In December 2009 we jointly published a report with The Coca-Cola Company at the Copenhagen Business Day (held in parallel with the UN Copenhagen Climate Change Conference) to demonstrate the vital role consumer goods companies play in tackling climate change.

The 30-page guide was published for the benefit of managers throughout the consumer goods industry, aimed at encouraging businesses to take a ‘big picture’ approach to reducing greenhouse gas emissions rather than focusing on factory emissions alone. ‘Moving Fast to a Cleaner Climate: A manager’s guide – How consumer goods companies can tackle climate change’ looks right across the value chain from the sourcing of raw materials to the way products are used by the consumer.
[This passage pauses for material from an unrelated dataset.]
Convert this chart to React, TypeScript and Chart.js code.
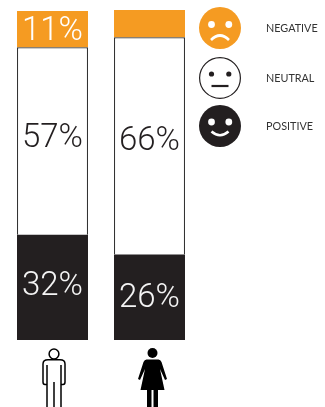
import React, { useEffect, useRef } from "react";
import { Chart, registerables, Plugin } from "chart.js";

Chart.register(...registerables);

const categories = ["Male", "Female"];
const positive = [32, 26];
const neutral = [57, 66];
const negative = [11, 8.3];
const negativeLabels = ["11%", ""];
const neutralLabels = ["57%", "66%"];
const positiveLabels = ["32%", "26%"];
const legendLabels = ["NEGATIVE", "NEUTRAL", "POSITIVE"];

const ORANGE = "#F59B22";
const DARK = "#231F20";

const segmentLabels: Plugin<"bar"> = {
  id: "segmentLabels",
  afterDatasetsDraw(chart) {
    const { ctx } = chart;
    const rows = [
      { ds: 0, labels: positiveLabels, color: "#F4F4F4", dy: [-1, 2] },
      { ds: 1, labels: neutralLabels, color: DARK, dy: [-2, -4] },
      { ds: 2, labels: negativeLabels, color: "#FFFFFF", dy: [3, 0] },
    ];
    ctx.save();
    ctx.textAlign = "center";
    ctx.textBaseline = "middle";
    ctx.font = "300 33px Roboto";
    rows.forEach((row) => {
      const meta = chart.getDatasetMeta(row.ds);
      meta.data.forEach((bar: any, i: number) => {
        const text = row.labels[i];
        if (!text) return;
        ctx.fillStyle = row.color;
        ctx.fillText(text, bar.x, (bar.y + bar.base) / 2 + row.dy[i]);
      });
    });
    ctx.restore();
  },
};

function drawFace(ctx: CanvasRenderingContext2D, kind: number, cy: number) {
  const cx = 220;
  const fg = kind === 1 ? DARK : "#FFFFFF";
  ctx.beginPath();
  if (kind === 1) {
    ctx.arc(cx, cy, 20.4, 0, Math.PI * 2);
    ctx.fillStyle = "#FFFFFF";
    ctx.fill();
    ctx.strokeStyle = DARK;
    ctx.lineWidth = 1.2;
    ctx.stroke();
  } else {
    ctx.arc(cx, cy, 21, 0, Math.PI * 2);
    ctx.fillStyle = kind === 0 ? ORANGE : DARK;
    ctx.fill();
  }
  ctx.fillStyle = fg;
  const eyeY = kind === 0 ? cy - 3.5 : cy - 4;
  const eyeR = kind === 1 ? 2.6 : 3.4;
  [-8.5, 8.8].forEach((dx) => {
    ctx.beginPath();
    ctx.arc(cx + dx, eyeY, eyeR, 0, Math.PI * 2);
    ctx.fill();
  });
  ctx.strokeStyle = fg;
  ctx.lineCap = "butt";
  ctx.beginPath();
  if (kind === 0) {
    ctx.lineWidth = 2.6;
    ctx.moveTo(cx - 9, cy + 12);
    ctx.quadraticCurveTo(cx, cy + 3, cx + 9, cy + 12);
  } else if (kind === 1) {
    ctx.lineWidth = 2.2;
    ctx.moveTo(cx - 8.5, cy + 8);
    ctx.lineTo(cx + 8.5, cy + 8);
  } else {
    ctx.lineWidth = 2.6;
    ctx.moveTo(cx - 8.5, cy + 5.5);
    ctx.quadraticCurveTo(cx, cy + 13, cx + 8.5, cy + 5.5);
  }
  ctx.stroke();
}

const legendPlugin: Plugin<"bar"> = {
  id: "faceLegend",
  afterDraw(chart) {
    const { ctx } = chart;
    const rowsY = [28, 78, 126];
    ctx.save();
    legendLabels.forEach((label, i) => {
      drawFace(ctx, i, rowsY[i]);
      ctx.fillStyle = "#333333";
      ctx.font = "10.8px Lato";
      ctx.textAlign = "left";
      ctx.textBaseline = "middle";
      ctx.fillText(label, 266, rowsY[i] + 1);
    });
    ctx.restore();
  },
};

const figures: Plugin<"bar"> = {
  id: "figures",
  afterDraw(chart) {
    const { ctx } = chart;
    const x = chart.scales.x;
    const m = x.getPixelForValue(0);
    const f = x.getPixelForValue(1);
    ctx.save();
    ctx.strokeStyle = "#000";
    ctx.fillStyle = "#000";

    // Man: outlined
    const cm = m + 1.5;
    ctx.lineWidth = 1.5;
    ctx.beginPath();
    ctx.arc(cm, 354, 4.9, 0, Math.PI * 2);
    ctx.stroke();
    ctx.beginPath();
    ctx.moveTo(cm - 7, 407);
    ctx.lineTo(cm - 7, 365);
    ctx.moveTo(cm + 7, 407);
    ctx.lineTo(cm + 7, 365);
    ctx.moveTo(cm, 407);
    ctx.lineTo(cm, 382);
    ctx.stroke();
    ctx.beginPath();
    ctx.moveTo(cm - 7, 384.5);
    ctx.lineTo(cm - 9, 384.5);
    ctx.quadraticCurveTo(cm - 11, 384.5, cm - 11, 382);
    ctx.lineTo(cm - 11, 364);
    ctx.quadraticCurveTo(cm - 11, 359.8, cm - 6, 359.8);
    ctx.lineTo(cm + 6, 359.8);
    ctx.quadraticCurveTo(cm + 11, 359.8, cm + 11, 364);
    ctx.lineTo(cm + 11, 382);
    ctx.quadraticCurveTo(cm + 11, 384.5, cm + 9, 384.5);
    ctx.lineTo(cm + 7, 384.5);
    ctx.stroke();

    // Woman: solid
    const cf = f + 3;
    ctx.beginPath();
    ctx.arc(cf, 353, 5, 0, Math.PI * 2);
    ctx.fill();
    ctx.beginPath();
    ctx.moveTo(cf - 6, 359.5);
    ctx.lineTo(cf + 6, 359.5);
    ctx.quadraticCurveTo(cf + 8, 359.5, cf + 9, 362);
    ctx.lineTo(cf + 14.5, 379);
    ctx.lineTo(cf + 12.5, 380);
    ctx.lineTo(cf + 7.5, 369);
    ctx.lineTo(cf + 12, 390);
    ctx.lineTo(cf + 5.5, 390);
    ctx.lineTo(cf + 5.5, 407);
    ctx.lineTo(cf + 1, 407);
    ctx.lineTo(cf + 1, 390);
    ctx.lineTo(cf - 1, 390);
    ctx.lineTo(cf - 1, 407);
    ctx.lineTo(cf - 5.5, 407);
    ctx.lineTo(cf - 5.5, 390);
    ctx.lineTo(cf - 12, 390);
    ctx.lineTo(cf - 7.5, 369);
    ctx.lineTo(cf - 12.5, 380);
    ctx.lineTo(cf - 14.5, 379);
    ctx.lineTo(cf - 9, 362);
    ctx.quadraticCurveTo(cf - 8, 359.5, cf - 6, 359.5);
    ctx.closePath();
    ctx.fill();
    ctx.restore();
  },
};

export default function App() {
  const ref = useRef<HTMLCanvasElement>(null);
  useEffect(() => {
    if (!ref.current) return;
    const chart = new Chart(ref.current, {
      type: "bar",
      data: {
        labels: categories,
        datasets: [
          { label: "Positive", data: positive, backgroundColor: DARK, borderWidth: 0 },
          { label: "Neutral", data: neutral, backgroundColor: "#FFFFFF", borderColor: "#333333", borderWidth: 1.2 },
          { label: "Negative", data: negative, backgroundColor: ORANGE, borderWidth: 0 },
        ],
      },
      options: {
        animation: false,
        responsive: false,
        devicePixelRatio: 1,
        layout: { padding: { left: 4, right: 127, top: 10, bottom: 67 } },
        datasets: { bar: { barPercentage: 71 / 97, categoryPercentage: 1 } },
        plugins: { legend: { display: false }, tooltip: { enabled: false }, title: { display: false } },
        scales: {
          x: { stacked: true, display: false, offset: true },
          y: { stacked: true, display: false, min: 0, max: 100.3 },
        },
      },
      plugins: [segmentLabels, legendPlugin, figures],
    });
    return () => chart.destroy();
  }, []);
  return (
    <div style={{ position: "fixed", left: 0, top: 0, width: 325, height: 407, background: "#fff" }}>
      <canvas ref={ref} width={325} height={407} style={{ display: "block" }} />
    </div>
  );
}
It also covers how consumer goods companies must help and empower the consumer to change their behaviour.

Powering hot water washing in developing countries

There is a huge demand for water heating in the developing world that cannot currently be met. The availability of hot water can transform habits, particularly in personal care so it is in our interests to help people get access to affordable hot water in a climate-friendly way. Paraffin stoves are widely used to heat water in townships in South Africa. However, they are expensive to run, polluting and can be dangerous. We are trialling a solar heating project in South Africa which involves installing solar water heaters in homes.

We have an agreement with a solar water heater installation company to provide 2 000 solar water heaters to new homes in a large housing scheme near Durban that is part of the government’s Reconstruction and Development Programme.

We will also train and employ local salesmen to sell these Sunlight-branded heaters to more affluent homes. Evidence from a similar solar water heating project in Cape Town shows that the use of solar heaters can reduce carbon emissions by up to 2 000 kg per year compared to traditional methods of heating water using wood, coal or paraffin. The heaters also help families save money on fuel.

1 Kuyasa project in Khayeltisha, Cape Town was the first ‘Gold Standard’ CDM (Carbon Development Mechanism) solar water heating project.